Some of Española’s older residents who worked at the Lab long ago will sometimes tell wild stories. I met an 84-year-old guy a few weeks back whose job it was in the 1960s to calibrate the Geiger Counters, which measure radiation. To do this, he explained, he had to open a lead box full of radioactive isotopes to get a reading. Over time, he developed lesions on a lung and had it most of it removed.

The Rio Grande River as seen from White Rock, a bedroom community for Los Alamos National Laboratory workers.

The Lab is divided into numbered Tech Areas that stretch across 36 square miles. As you cross the bridge onto U.S. Government property, motorists are greeted with a big sign that reads: Visitors Welcome. Yesterday, while tooling around, my girlfriend and I decided to take the Government up on its friendly invitation and scoped out the campus.

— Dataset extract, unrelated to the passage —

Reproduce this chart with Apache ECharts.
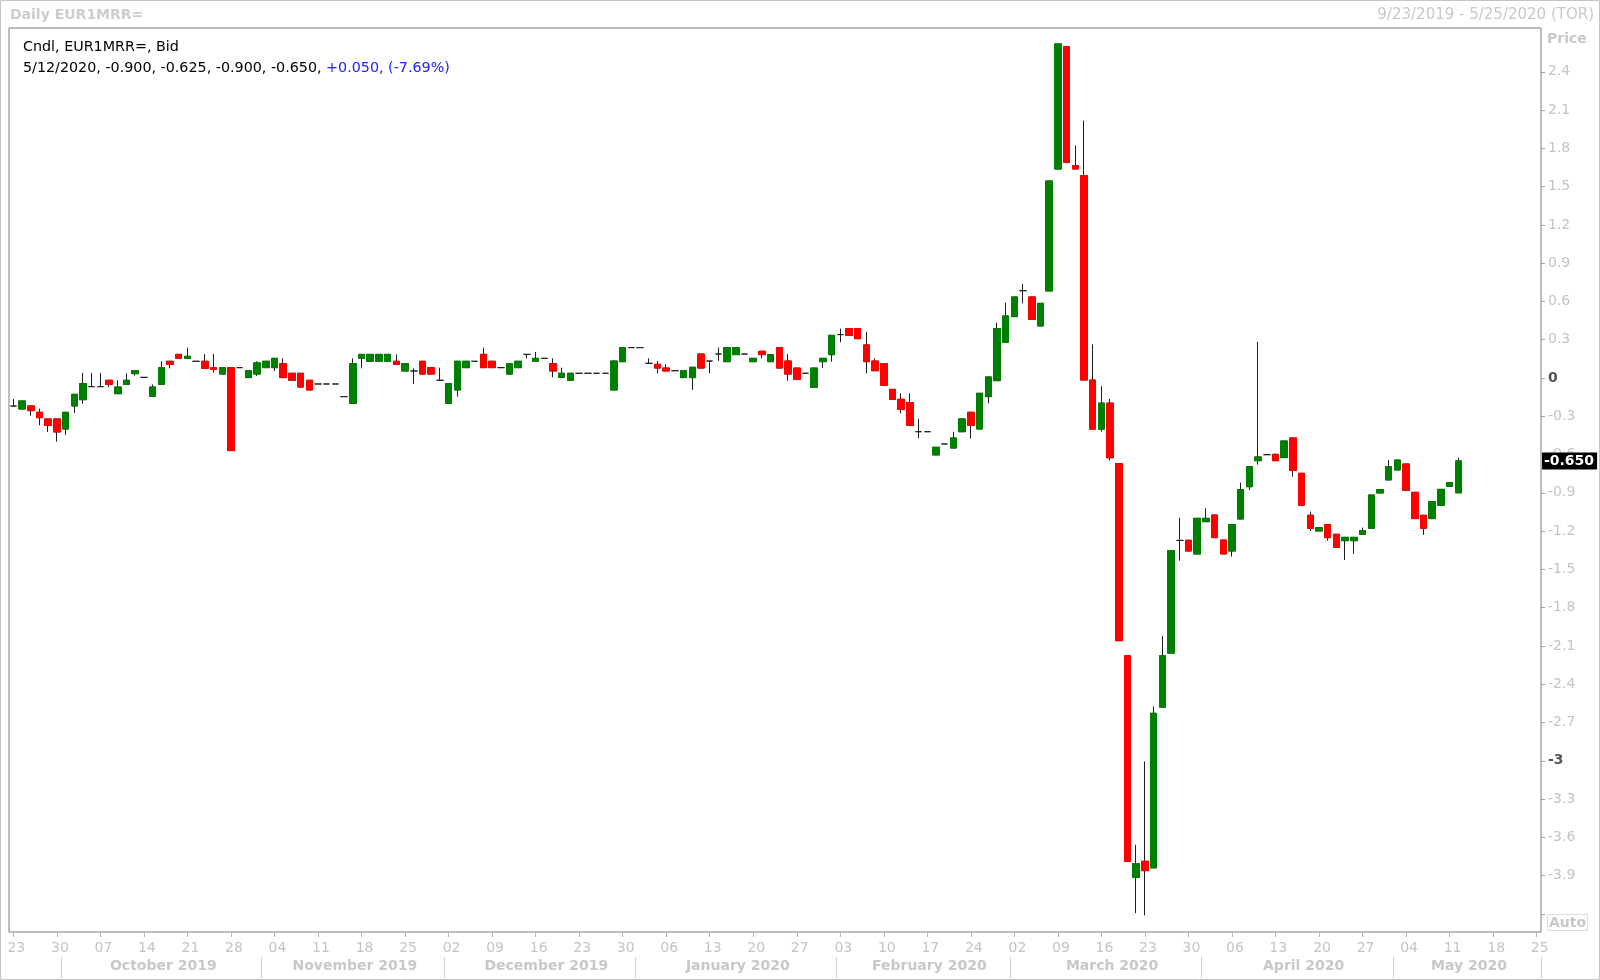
<!DOCTYPE html>
<html><head><meta charset="utf-8">
<script src="https://cdn.jsdelivr.net/npm/echarts@6/dist/echarts.min.js"></script>
<style>html,body{margin:0;padding:0;background:#fff}#c{width:1600px;height:980px}</style>
</head><body><div id="c"></div>
<script>
// ---- data ----
const startDate = '2019-09-23';
const endDate = '2020-05-25';
const open = [
-0.22,-0.243,-0.219,-0.269,-0.321,-0.321,-0.40,-0.219,-0.17,-0.068,
-0.068,-0.018,-0.123,-0.05,0.034,0.005,-0.144,-0.05,0.131,0.185,
0.154,0.131,0.131,0.081,0.031,0.081,0.081,0.003,0.031,0.081,
0.081,0.112,0.037,0.037,-0.018,-0.047,-0.047,-0.047,-0.146,-0.199,
0.154,0.131,0.131,0.131,0.131,0.055,0.055,0.131,0.081,-0.018,
-0.199,-0.094,0.081,0.131,0.185,0.131,0.081,0.031,0.081,0.185,
0.131,0.154,0.112,0.005,-0.018,0.037,0.037,0.037,0.037,-0.094,
0.128,0.238,0.238,0.115,0.107,0.078,0.057,0.003,0.003,0.188,
0.133,0.188,0.128,0.183,0.188,0.128,0.209,0.128,0.238,0.133,
0.078,0.037,-0.073,0.128,0.183,0.34,0.387,0.387,0.259,0.133,
0.112,-0.089,-0.167,-0.193,-0.421,-0.421,-0.603,-0.517,-0.549,-0.421,
-0.269,-0.4,-0.146,-0.021,0.28,0.481,0.684,0.635,0.408,0.682,
1.638,2.597,1.664,1.586,-0.016,-0.401,-0.197,-0.672,-2.177,-3.915,
-3.788,-3.839,-2.58,-2.156,-1.273,-1.272,-1.379,-1.126,-1.074,-1.27,
-1.356,-1.105,-0.852,-0.648,-0.601,-0.598,-0.624,-0.47,-0.747,-1.076,
-1.199,-1.149,-1.225,-1.275,-1.275,-1.225,-1.178,-0.901,-0.799,-0.721,
-0.674,-0.896,-1.076,-1.102,-0.998,-0.849,-0.9
];
const close = [
-0.22,-0.18,-0.256,-0.311,-0.371,-0.423,-0.269,-0.128,-0.044,-0.068,
-0.068,-0.05,-0.071,-0.018,0.057,0.005,-0.071,0.081,0.107,0.154,
0.17,0.131,0.076,0.068,0.081,-0.569,0.081,0.057,0.118,0.131,
0.154,0.003,-0.018,-0.071,-0.094,-0.047,-0.047,-0.047,-0.146,0.112,
0.185,0.185,0.185,0.185,0.107,0.112,0.055,0.031,0.031,-0.018,
-0.044,0.131,0.131,0.131,0.081,0.081,0.081,0.112,0.131,0.185,
0.154,0.154,0.055,0.037,0.037,0.037,0.037,0.037,0.037,0.133,
0.238,0.238,0.238,0.115,0.078,0.055,0.057,0.057,0.084,0.078,
0.133,0.188,0.238,0.238,0.188,0.154,0.183,0.183,0.078,0.031,
-0.01,0.037,0.078,0.154,0.334,0.34,0.334,0.308,0.128,0.057,
-0.057,-0.167,-0.246,-0.371,-0.421,-0.421,-0.543,-0.517,-0.47,-0.321,
-0.371,-0.12,0.008,0.387,0.486,0.635,0.684,0.46,0.585,1.544,
2.618,1.69,1.638,-0.016,-0.401,-0.197,-0.625,-2.059,-3.788,-3.807,
-3.861,-2.628,-2.177,-1.352,-1.273,-1.356,-1.1,-1.1,-1.251,-1.379,
-1.149,-0.875,-0.695,-0.619,-0.601,-0.648,-0.494,-0.724,-0.998,-1.178,
-1.173,-1.251,-1.327,-1.249,-1.249,-1.196,-0.917,-0.875,-0.695,-0.643,
-0.88,-1.102,-1.178,-0.969,-0.873,-0.82,-0.65
];
const low = [
-0.22,-0.243,-0.295,-0.371,-0.423,-0.499,-0.447,-0.274,-0.201,-0.068,
-0.068,-0.073,-0.123,-0.05,0.018,0.005,-0.144,-0.05,0.076,0.154,
0.154,0.131,0.076,0.042,0.031,-0.569,0.081,0.003,0.016,0.081,
0.055,0.003,-0.018,-0.071,-0.094,-0.047,-0.047,-0.047,-0.146,-0.199,
0.076,0.131,0.131,0.131,0.107,0.055,-0.047,0.031,0.031,-0.018,
-0.199,-0.146,0.081,0.131,0.081,0.081,0.081,0.031,0.081,0.154,
0.131,0.154,0.005,0.005,-0.018,0.037,0.037,0.037,0.037,-0.094,
0.128,0.238,0.238,0.115,0.037,0.055,0.057,0.003,-0.094,0.078,
0.037,0.133,0.128,0.183,0.188,0.128,0.154,0.128,0.078,-0.021,
-0.01,0.037,-0.073,0.078,0.128,0.28,0.334,0.308,0.037,0.057,
-0.057,-0.167,-0.277,-0.371,-0.473,-0.421,-0.603,-0.517,-0.549,-0.421,
-0.475,-0.4,-0.199,-0.021,0.28,0.481,0.585,0.46,0.408,0.682,
1.638,1.69,1.638,-0.016,-0.401,-0.421,-0.647,-2.059,-3.788,-4.194,
-4.212,-3.839,-2.58,-2.156,-1.432,-1.356,-1.379,-1.126,-1.251,-1.379,
-1.4,-1.105,-0.878,-0.679,-0.601,-0.648,-0.624,-0.773,-0.998,-1.199,
-1.199,-1.275,-1.327,-1.426,-1.379,-1.225,-1.178,-0.901,-0.799,-0.721,
-0.88,-1.102,-1.23,-1.102,-0.998,-0.849,-0.9
];
const high = [
-0.165,-0.18,-0.219,-0.24,-0.321,-0.321,-0.269,-0.128,0.039,0.039,
0.039,-0.018,-0.018,0.037,0.057,0.005,-0.05,0.131,0.131,0.185,
0.238,0.131,0.188,0.188,0.081,0.081,0.081,0.057,0.131,0.131,
0.154,0.154,0.037,0.037,-0.018,-0.047,-0.047,-0.047,-0.146,0.154,
0.185,0.185,0.185,0.185,0.185,0.112,0.076,0.131,0.081,0.081,
-0.044,0.131,0.131,0.131,0.238,0.131,0.081,0.112,0.131,0.185,
0.204,0.154,0.154,0.081,0.037,0.037,0.037,0.037,0.037,0.133,
0.238,0.238,0.238,0.154,0.133,0.107,0.057,0.057,0.084,0.188,
0.133,0.238,0.238,0.238,0.188,0.154,0.209,0.183,0.238,0.188,
0.078,0.037,0.078,0.154,0.334,0.387,0.387,0.387,0.36,0.154,
0.112,-0.089,-0.12,-0.12,-0.321,-0.421,-0.543,-0.517,-0.421,-0.321,
-0.269,-0.12,0.008,0.434,0.59,0.635,0.737,0.635,0.585,1.544,
2.618,2.597,1.821,2.017,0.264,-0.064,-0.164,-0.672,-2.177,-3.659,
-3.005,-2.574,-2.022,-1.352,-1.095,-1.272,-1.1,-1.021,-1.074,-1.27,
-1.149,-0.82,-0.695,0.282,-0.601,-0.598,-0.494,-0.47,-0.747,-1.048,
-1.173,-1.149,-1.225,-1.249,-1.249,-1.173,-0.917,-0.875,-0.643,-0.643,
-0.674,-0.896,-1.076,-0.969,-0.873,-0.82,-0.625
];
const yLabelValues = [2.4,2.1,1.8,1.5,1.2,0.9,0.6,0.3,0,-0.3,-0.6,-0.9,-1.2,-1.5,-1.8,-2.1,-2.4,-2.7,-3,-3.3,-3.6,-3.9];
const yTickValues = [2.4,2.1,1.8,1.5,1.2,0.9,0.6,0.3,0,-0.3,-0.6,-0.9,-1.2,-1.5,-1.8,-2.1,-2.4,-2.7,-3,-3.3,-3.6,-3.9,-4.2];
const boldTicks = [0, -3];
const yMin = -4.342, yMax = 2.743;
const changeText = '+0.050, (-7.69%)';
const monthNames = ['January','February','March','April','May','June','July','August','September','October','November','December'];

// ---- derived ----
function weekdays(s, e) {
  const out = []; let d = new Date(s + 'T00:00:00Z'); const end = new Date(e + 'T00:00:00Z');
  while (d <= end) { const w = d.getUTCDay(); if (w > 0 && w < 6) out.push(d.toISOString().slice(0, 10)); d = new Date(d.getTime() + 86400000); }
  return out;
}
const dates = weekdays(startDate, endDate);
const isMonday = v => new Date(v + 'T00:00:00Z').getUTCDay() === 1;
const monthIdx = {};
dates.forEach((d, i) => { const k = d.slice(0, 7); (monthIdx[k] = monthIdx[k] || []).push(i); });
const monthMid = new Set(), monthStart = new Set();
Object.keys(monthIdx).forEach(k => { const a = monthIdx[k]; if (a[0] > 0) monthStart.add(a[0]); if (a.length >= 10) monthMid.add(a[Math.floor(a.length / 2)]); });

const wickData = open.map((o, i) => [o, close[i], low[i], high[i]]);
const bodyData = open.map((o, i) => o === close[i] ? '-' : [o, close[i], Math.min(o, close[i]), Math.max(o, close[i])]);
const last = open.length - 1;
const lastDate = dates[last];
const mdY = s => (+s.slice(5, 7)) + '/' + (+s.slice(8, 10)) + '/' + s.slice(0, 4);
const f3 = v => v.toFixed(3);
const headerLine2 = mdY(lastDate) + ', ' + [open[last], high[last], low[last], close[last]].map(f3).join(', ') + ', ';
const rangeText = mdY(dates[0]) + ' - ' + mdY(dates[dates.length - 1]) + ' (TOR)';

const F = 'DejaVu Sans';
const fmtY = v => { const n = Number(v.toFixed(1)); const s = String(n); return boldTicks.includes(n) ? '{b|' + s + '}' : s; };

const chart = echarts.init(document.getElementById('c'), null, { renderer: 'canvas' });
chart.setOption({
  animation: false,
  backgroundColor: '#ffffff',
  textStyle: { fontFamily: F },
  title: [
    { text: 'Daily EUR1MRR=', left: 5, top: 3, textStyle: { color: '#cdcdcd', fontWeight: 'bold', fontSize: 14, fontFamily: F } },
    { text: rangeText, right: 1, top: 3, textStyle: { color: '#c8c8c8', fontWeight: 'normal', fontSize: 15, fontFamily: F } },
    { text: 'Cndl, EUR1MRR=, Bid\n' + headerLine2 + '{blue|' + changeText + '}', left: 18, top: 32,
      textStyle: { color: '#000', fontWeight: 'normal', fontSize: 14.3, fontFamily: F, lineHeight: 21,
        rich: { blue: { color: '#2020ff', fontSize: 14.3, fontFamily: F, lineHeight: 21 } } } },
    { text: 'Price', left: 1542, top: 27, textStyle: { color: '#c8c8c8', fontWeight: 'bold', fontSize: 14, fontFamily: F } },
    { text: 'Auto', left: 1547, top: 914, padding: [2, 2, 1, 2], borderColor: '#dcdcdc', borderWidth: 1,
      textStyle: { color: '#c8c8c8', fontWeight: 'bold', fontSize: 14, fontFamily: F } }
  ],
  graphic: [
    { type: 'rect', silent: true, z: -10, shape: { x: 0.5, y: 0.5, width: 1599, height: 979 }, style: { fill: 'none', stroke: '#c4c4c4', lineWidth: 1 } }
  ],
  grid: { left: 9, right: 59, top: 28, bottom: 48, show: true, borderColor: '#7a7a7a', borderWidth: 1, backgroundColor: '#fff', containLabel: false, outerBoundsMode: 'none' },
  xAxis: [
    { type: 'category', data: dates, boundaryGap: true, axisLine: { show: false, onZero: false }, splitLine: { show: false },
      axisTick: { show: true, alignWithLabel: true, interval: (i, v) => isMonday(v), length: 5, lineStyle: { color: '#b4b4b4' } },
      axisLabel: { interval: (i, v) => isMonday(v), formatter: v => v.slice(8, 10), color: '#c4c4c4', fontSize: 14, fontFamily: F, margin: 9, padding: [0, 0, 0, 6] } },
    { type: 'category', data: dates, boundaryGap: true, position: 'bottom', offset: 25, axisLine: { show: false, onZero: false }, splitLine: { show: false },
      axisTick: { show: true, interval: (i) => monthStart.has(i), length: 21, lineStyle: { color: '#d0d0d0' } },
      axisLabel: { interval: (i) => monthMid.has(i), formatter: v => monthNames[+v.slice(5, 7) - 1] + ' ' + v.slice(0, 4), color: '#c8c8c8', fontWeight: 'bold', fontSize: 14, fontFamily: F, margin: 2, padding: [0, 0, 0, 4] } }
  ],
  yAxis: [
    { type: 'value', position: 'right', min: yMin, max: yMax, axisLine: { show: false, onZero: false }, splitLine: { show: false },
      axisTick: { show: true, length: 4, customValues: yTickValues, lineStyle: { color: '#a0a0a0' } },
      axisLabel: { customValues: yLabelValues, formatter: fmtY, color: '#c4c4c4', fontSize: 14, fontFamily: F, margin: 7,
        rich: { b: { color: '#555', fontWeight: 'bold', fontSize: 14, fontFamily: F } } } },
    { type: 'value', position: 'right', min: yMin, max: yMax, axisLine: { show: false, onZero: false }, splitLine: { show: false }, axisTick: { show: false },
      axisLabel: { customValues: [close[last]], formatter: v => v.toFixed(3), color: '#fff', backgroundColor: '#000', fontWeight: 'bold', fontSize: 14, fontFamily: F, padding: [2, 3, 1, 2], margin: 1 } }
  ],
  series: [
    { type: 'candlestick', data: wickData, barWidth: 7, silent: true, z: 2,
      itemStyle: { color: 'rgba(0,0,0,0)', color0: 'rgba(0,0,0,0)', borderColor: '#1e1e1e', borderColor0: '#1e1e1e', borderColorDoji: '#1e1e1e', borderWidth: 1 } },
    { type: 'candlestick', data: bodyData, barWidth: 7, silent: true, z: 3,
      itemStyle: { color: '#008000', color0: '#ff0000', borderColor: '#008000', borderColor0: '#ff0000', borderWidth: 1 } }
  ]
});
</script></body></html>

There wasn’t much to see. On the surface there are many boxy, non-descript structures that appeared to be remnants of 1950s and 1960s. Most of them were surrounded by chain-link fencing with barbed-wire along the top. Most of the sensitive parts of the lab are rumored to be located underground, burrowed deep into the mountains, with many of the surface structures serving at one point as decoys, allegedly. Really, it was kind of a creepy, unsettling place, being a wellspring of so much death and global turmoil.

Being a Saturday, the parking lots were largely empty and there seemed to be no one around. Upon approaching a sign reading LANL BADGE HOLDERS ONLY BEYOND THIS POINT I turned around, but got out to take the only pictures I’d taken of the campus.

It was a simple shot of the sign. In the background was an ominous-looking security checkpoint that seemed as though it sat at the edge of a cliff for which you needed a security clearance to drive off of.

As we headed back toward Los Alamos city limits, a white SUV with U.S. Government plates raced up to me, tailed me for a quarter mile, and then lit me up just before I got to the bridge. As I pulled over, four more of those white SUVs rolled up, two of them blowing passed us and whipping sharp U-turns some distance away. The drivers then spied us through binoculars.

And, if that weren’t enough, two military vehicles resembling small gunless tanks flanked us. Through the side and rearview mirrors I saw the two Agents who lit us up exit the vehicle and slip into a crazy-looking vests that I can only assume would’ve protected them had I exploded Purple Thunder upon their approach.

An Agent approached the passenger side and asked if I had taken any pictures. Aware that he knew I had, I didn’t bother to lie. I told him I’d taken a picture of a sign. My nerves were calm until he demanded to see my camera, unsettled by the thought of him confiscating it and my very expensive lens.

“You took a lot of pictures of that sign,” he said.

“I had to get the shutter speed right,” I replied.

He asked us to step from the vehicle, which we did with haste.

As he inquired further about what we were doing there, the other Agent looked through my vehicle.

“The sign said visitors are welcome,” I explained. “So we were just driving around.”

I emphasized that I hadn’t attempted to enter any of the restricted areas, to which he replied I’d gotten a little to close to them for their comfort.

“We get a lot of foreigners here on the weekends taking pictures of things they don’t need to be taking pictures of,” he said.

I told him they ought to put up signs informing visitors photography isn’t allowed.

“There’s a lot of things I’d like to do,” he said.

I also told him the Visitors Welcome sign is very misleading.

He wrote down our information and had me delete the images from my camera. Over all, they were very respectful. They didn’t search our phones and the Agent who searched the van didn’t do anything more than poke his head inside and look around.

The Agent returned my camera and let us go about our day.